You are a helpful assistant for skills extraction from learning content. Assist in identifying and extracting key skills and competencies from educational materials. Analyze the content to pinpoint practical and theoretical knowledge elements that learners should acquire, ensuring a comprehensive mapping to relevant skill frameworks or professional standards where applicable.

Then give one user prompt with the COURSE and an assistant prompt with the answer you’re wanting. Then send the new user prompt and it should mirror your example better.

skills_list = [“problem-solving”, “critical thinking”, “teamwork”, “communication”, “data analysis”, “programming”, “project management”]

course = “”"
This course provides an introduction to project management principles and practices. Students will learn how to initiate, plan, execute, and close projects efficiently while working in teams. The course also covers effective communication strategies and critical thinking to solve project-related problems.
“”"

Use prompt example…

Given the list of skills {skills_list}, identify which are relevant to the following course:
{course}
Provide a step-by-step rationale for each skill selected and present the final answer in a single Python list.

Then set this as an assistant message…

Based on the course description, the following skills from the provided skills_list are applicable:

  • “project management”: The course focuses on project management principles and practices.
  • “teamwork”: It emphasizes working in teams to execute projects.
  • “communication”: Effective communication strategies are covered in the course.
  • “critical thinking”: The course includes solving project-related problems.
  • “problem-solving”: This is implicitly part of managing and executing projects.

The final list of relevant skills for the course, as a single Python list, is:
[“project management”, “teamwork”, “communication”, “critical thinking”, “problem-solving”]

Then your original USER prompt… and it should mirror the example better…

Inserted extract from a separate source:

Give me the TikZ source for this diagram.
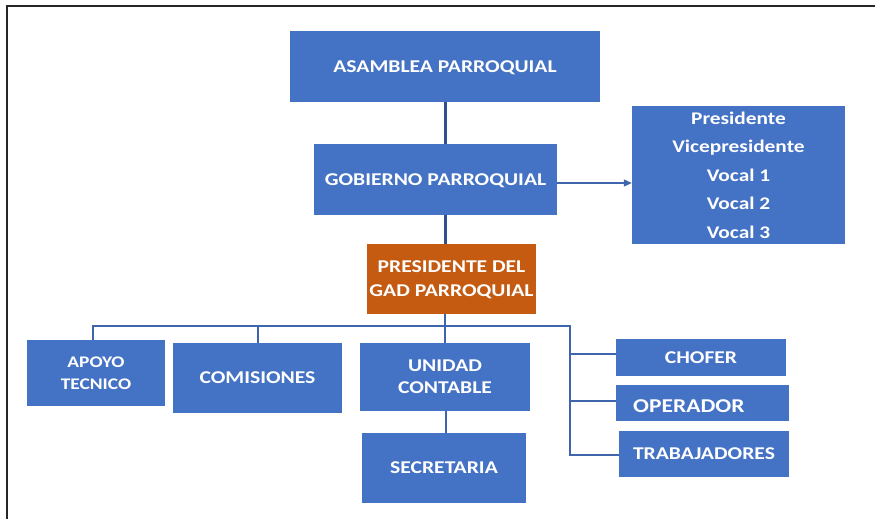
\documentclass[tikz,border=0pt]{standalone}
\usepackage{fontspec}
\setmainfont[FakeStretch=1.2]{Carlito}
\usetikzlibrary{arrows.meta}
\definecolor{boxblue}{HTML}{4472C4}
\definecolor{boxorange}{HTML}{C55A11}
\definecolor{lineblue}{HTML}{3F65AD}
\definecolor{darkline}{HTML}{2F4F8F}
\tikzset{
  box/.style={draw=none, fill=boxblue, text=white, font=\fontsize{18}{22}\selectfont\bfseries, align=center, inner sep=0pt, text depth=0pt},
  conn/.style={draw=lineblue, line width=2pt},
  trunk/.style={draw=darkline, line width=3pt},
}
\begin{document}
\begin{tikzpicture}[x=1pt,y=-1pt]
\useasboundingbox (0,0) rectangle (875,519);
\draw[line width=1.4pt, black!85] (7,519) -- (7,6) -- (875,6);
% boxes
\node[box, minimum width=310pt, minimum height=71pt] (asam) at (445,66.5) {ASAMBLEA PARROQUIAL};
\node[box, minimum width=243pt, minimum height=71pt] (gob) at (435.5,179.5) {GOBIERNO PARROQUIAL};
\node[box, minimum width=213pt, minimum height=138pt, text depth=, font=\fontsize{17.8}{28.5}\selectfont\bfseries] (mem) at (738.5,175) {Presidente\\Vicepresidente\\Vocal 1\\Vocal 2\\Vocal 3};
\node[box, fill=boxorange, minimum width=169pt, minimum height=70pt, text depth=-4pt, font=\fontsize{18}{24}\selectfont\bfseries] (pres) at (451.5,279) {PRESIDENTE DEL\\GAD PARROQUIAL};
\node[box, minimum width=138pt, minimum height=66pt, text depth=, font=\fontsize{16.2}{22}\selectfont\bfseries] (apoyo) at (96,373) {APOYO\\TECNICO};
\node[box, minimum width=169pt, minimum height=70pt] (com) at (257.5,378) {COMISIONES};
\node[box, minimum width=170pt, minimum height=68pt, font=\fontsize{18}{22}\selectfont\bfseries] (uni) at (445,377) {UNIDAD\\CONTABLE};
\node[box, minimum width=164pt, minimum height=70pt] (sec) at (444,468) {SECRETARIA};
\node[box, minimum width=170pt, minimum height=37pt] (cho) at (701,357.5) {CHOFER};
\node[box, minimum width=173pt, minimum height=36pt] (ope) at (702.5,403) {};
\node[anchor=west, text=white, font=\fontsize{19.6}{22}\selectfont\bfseries, inner sep=0pt] (opet) at (633,406) {OPERADOR};
\node[box, minimum width=170pt, minimum height=46pt] (tra) at (704,454) {TRABAJADORES};
% connectors
\coordinate (bl) at (93,326);
\coordinate (br) at (570,326);
\coordinate (bt) at (570,455);
\draw[trunk] (asam.south -| 445,0) -- (gob.north -| 445,0);
\draw[trunk] (gob.south -| 445,0) -- (pres.north -| 445,0);
\draw[draw=lineblue, line width=1.2pt, -{Triangle[length=8pt,width=7pt]}] (gob.east |- 0,183) -- (mem.west |- 0,183);
\draw[conn] (pres.south -| 445,0) -- (uni.north -| 445,0);
\draw[conn] (apoyo.north -| bl) -- (bl) -- (br) -- (bt) -- (tra.west |- bt);
\draw[conn] (com.north -| 258,0) -- (258,326);
\draw[conn] (570,354) -- (cho.west |- 0,354);
\draw[conn] (570,401) -- (ope.west |- 0,401);
\draw[conn] (uni.south -| 446,0) -- (sec.north -| 446,0);
\end{tikzpicture}
\end{document}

However with this approach, I do not have enough ground truth data to do this for every course, so how should I approach it since I will not be able to have the assistant input for every course?

It should be able to infer what you want by giving it one concrete example… You can even send the same example each time… Give it a try, and let us know?

I have just tried it but the answers given by the model is still quite far away from the ground truth, any other suggestions?

What exactly do you mean by this?

Can you show the prompts you sent and response you got?

It means i have some courses that already has skills assigned to them, but it is limited in quantity.

"messages": [
            {"role": "system", "content": "You are a helpful assistant for skills extraction from learning content. Assist in identifying and extracting key skills and competencies from educational materials. Analyze the content to pinpoint practical and theoretical knowledge elements that learners should acquire, ensuring a comprehensive mapping to relevant skill frameworks or professional standards where applicable."},
            {"role": "user", "content": f"{course_desc}"},
            {"role":"assistant","content":f"{manual_assigned_answer}"},
            {"role":"user","content": f"{new_course_desc}"}
            ]

new_course_desc refers to another separate course description

Right. I’m saying just one of those as the example. Then, when you ask for a second one, it knows what you’re wanting more closely. Or should!

Yeap I get what you mean but unfortunately, the output is still not as desired, do you have any other suggestions instead?